A collection of explorations of the work of Gilles Deleuze by pioneering thinkers in the fields of philosophy, aesthetics, music, and architecture. The volume also includes a previously untranslated early text by Deleuze and a short interview, along with a fascinating piece of vintage science fiction from one of his more obscure influences.
The contributors to this volume aim to clarify, from a variety of perspectives, Deleuze’s contribution to philosophy: in what does his philosophical originality lie; what does he appropriate from other philosophers and how does he transform it? And how can the apparently disparate threads of his work to be “integrated”—What is the precise nature of the constellation of the aesthetic, the conceptual and the political proposed by Gilles Deleuze, and what are the overarching problems in which the numerous philosophical concepts “signed Deleuze” converge?
As an annex to the second volume of Collapse, this volume also include a full transcript of the workshop on “Speculative Realism” held in London in 2007.
The fourth volume of Collapse features a series of investigations by philosophers, writers and artists into Concept Horror. Contributors address the existential, aesthetic, theological and political dimensions of horror, interrogate its peculiar affinity with philosophical thought, and uncover the horrors that may lie in wait for those who pursue rational thought beyond the bounds of the reasonable.
This unique volume continues Collapse‘s pursuit of indisciplinary miscegenation, the wide-ranging contributions interacting to produce common themes and suggestive connections. In the process a rich and compelling case emerges for the intimate bond between horror and philosophical thought.
Is there an enduring bond between philosophical thought and the earth, or is philosophy’s task to escape the planetary horizon? And what is the connection between the empirical earth, the contingent material support of human thinking, and the abstract “world” that is the condition for a “whole” of thought?
Real and imaginary geographies and cartographies have played a dual role in philosophy, serving both as governing metaphor and as ultimate grounding for philosophical thought; but urgent contemporary concerns introduce new problems for geophilosophy: planetary political, technological, military, and financial mutations have scrambled territorial formations, and scientific predictions now present us with the apocalyptic scenario of a planet without human thought.
The sixth volume of Collapse brings together philosophers, theorists, eco-critics, leading scientific experts in climate change, and artists whose work interrogates the link between philosophical thought, geography and cartography, in order to create a portrait of the present state of “planetary thought.”
A transdisciplinary survey of practices that produce, analyse, and exploit risk and uncertainty, the eighth volume of Collapse uncovers the conceptual underpinnings of methods designed to extract value from contingency—at the gaming table, in the markets, and in life. The indictment of “casino capitalism” and the centrality of risk to contemporary society are traced back to a ubiquitous image of thought that originated in games of chance, but which is no longer adequate to address a world whose realities are now shaped by risk models and trading in speculative futures.

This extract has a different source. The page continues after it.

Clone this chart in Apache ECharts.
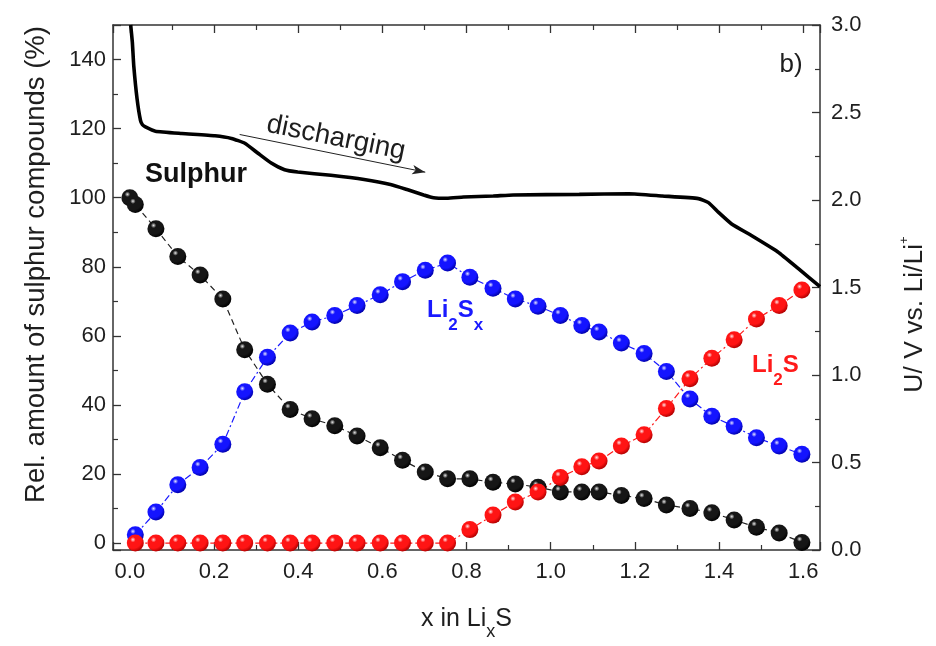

To challenge the “casino” model, this volume brings together philosophers who extend the thinking of contingency beyond statistical modelling, professional traders and gamblers whose lifelong experience has shaped their understanding of chance, researchers analysing the perception and treatment of risk and uncertainty in diverse arenas including derivatives trading, quantum physics, insurance, sonic experimentation, literature, futurology, mathematics, and machine gambling, and artists whose work addresses both the desire to confront chance and the need to tame it by bringing it to order.
Cookery has never been so high on the agenda of Western popular culture. And yet the endlessly-multiplying TV shows, the obsessive interest in the provenance of ingredients, and the celebration of “radical” experiments in gastronomy tell us little about the nature of the culinary. Is it possible to maintain that cookery has a philosophical pertinence without merely appending philosophy to our burgeoning gastroculture? How might the everyday sense of the culinary be expanded into a philosophy of “culinary materialism” wherein synthesis, experimentation, and operations of mixing and blending take precedence over analysis, subtraction, and axiomatisation?

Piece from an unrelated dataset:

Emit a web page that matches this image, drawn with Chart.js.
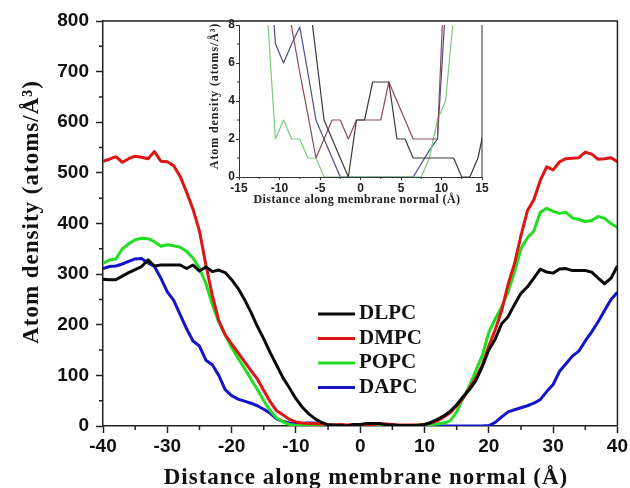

Drawing on resources ranging from anthropology to chemistry, from hermetic alchemy to contemporary mathematics, the seventh volume of Collapse undertakes a trans-modal experiment in culinary thinking. A wide range of contributors including philosophers, chefs, artists, historians, and synaesthetes examine the cultural, industrial, physiological, alchemical, and even cosmic dimensions of cookery, and propose new models of culinary thought for the future.
Ever since Nicolaus Copernicus unmoored the Earth from its anchorage at the centre of the Universe and set it hurtling around the Sun, science has progressively uncovered the lineaments of an objective reality to which human experience stands as only the most superficial and attenuated of abstractions.
The fifth volume of Collapse brings together some of the most intellectually-challenging contemporary work devoted to exploring the philosophical implications of this ever-widening gulf between the real and the intuitable from a variety of overlapping and complementary standpoints.
With articles by groundbreaking philosophers and scientists, in-depth interviews with prominent thinkers, and new work from contemporary artists, this volume addresses the issues of the “deanthropomorphization” of reality initiated by the Copernican Revolution and the enduring chasm between the spontaneous image of reality bequeathed to us by evolution and that revealed by the sciences in the wake of Copernicus.